Credit Counseling Agencies
- Non-Profits: These agencies are not free, but they are more interested in helping clients pay down their debt without worrying about the bottom line. These agencies are typically Nationally registered, and the fees associated with the debt management plan are nominal. Non-profit agencies also place a large importance on financial counseling and education so that this is a life-long solution.
- For-Profit Companies: While for-profit consumer credit counselors are trying to help borrowers pay their debts, they are also concerned about making money for their business too. These for-profit companies will have higher associated fees and be less concerned with the education portion of the client’s financial practices reformation.
Alternatives to Debt Management Plans
Debt management plans are not a borrower’s only choice for finding a way out from underneath their debt. Debt management plans are just one option.
Debt Consolidation Loans
Borrowers with good to excellent credit may find that debt consolidation loans are the cheapest and easiest way to make debt less overwhelming.
These loans allow borrowers to take the new loan to pay off all the old debts. The new loan consolidates all of the debt into one payment with a clear repayment plan and end date.
Bankruptcy is a last-ditch effort but an important one if a borrower does not have the income to ever pay off their bills.
Bankruptcy is a legal process that requires the borrower to file under Chapter 7 or Chapter 13 in a federal court.
Bankruptcy comes with the attorney and court fees, but if granted, debt is completely forgiven. The major downside to bankruptcy is the impact on financial futures.
Bankruptcy stays on credit reports for up to 10 years and can impact everything from renting a residence to job prospects.
Borrowers should proceed with caution when considering a debt settlement plan. These plans are offered by for-profit companies and involve the company renegotiating client debt with the creditors.

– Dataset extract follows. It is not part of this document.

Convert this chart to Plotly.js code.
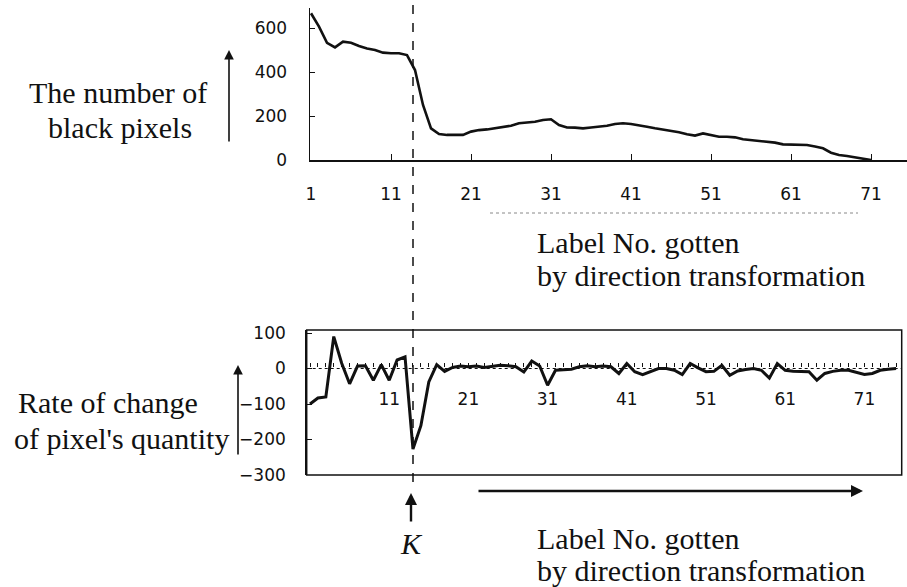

They will ask for the lender to accept a lump sum less than what clients owe to reduce their overall burden.
Borrowers will be expected to pay money to an escrow account that will eventually pay the lump sum owed to the creditors, and they will be asked not to make payments to the lender during this time.
This method can negatively affect the client’s credit score. Unfortunately, many predatory companies are offering this type of service.
Are Debt Management Plans Safe?
Depending on the consumer credit counseling agency and the borrower’s commitment, debt management plans can be safe or a colossally bad idea.
Borrowers who pick a reliable consumer credit agency and are willing to follow the program set forth by their counselor can see great success safely and measurably.
Who Are Debt Management Plans Best For?
Debt management plans are best for borrowers with the means to pay their minimum bills but are overwhelmed by the logistics of paying off debt.
Those entering into a debt management plan must also be ready to live a life without credit cards for the duration of their repayment.
Bottom Line: What Is a Debt Management Plan?
A debt management plan is the consolidation of debts into one simple monthly payment by a consumer credit counselor to reduce the debt burden for an individual.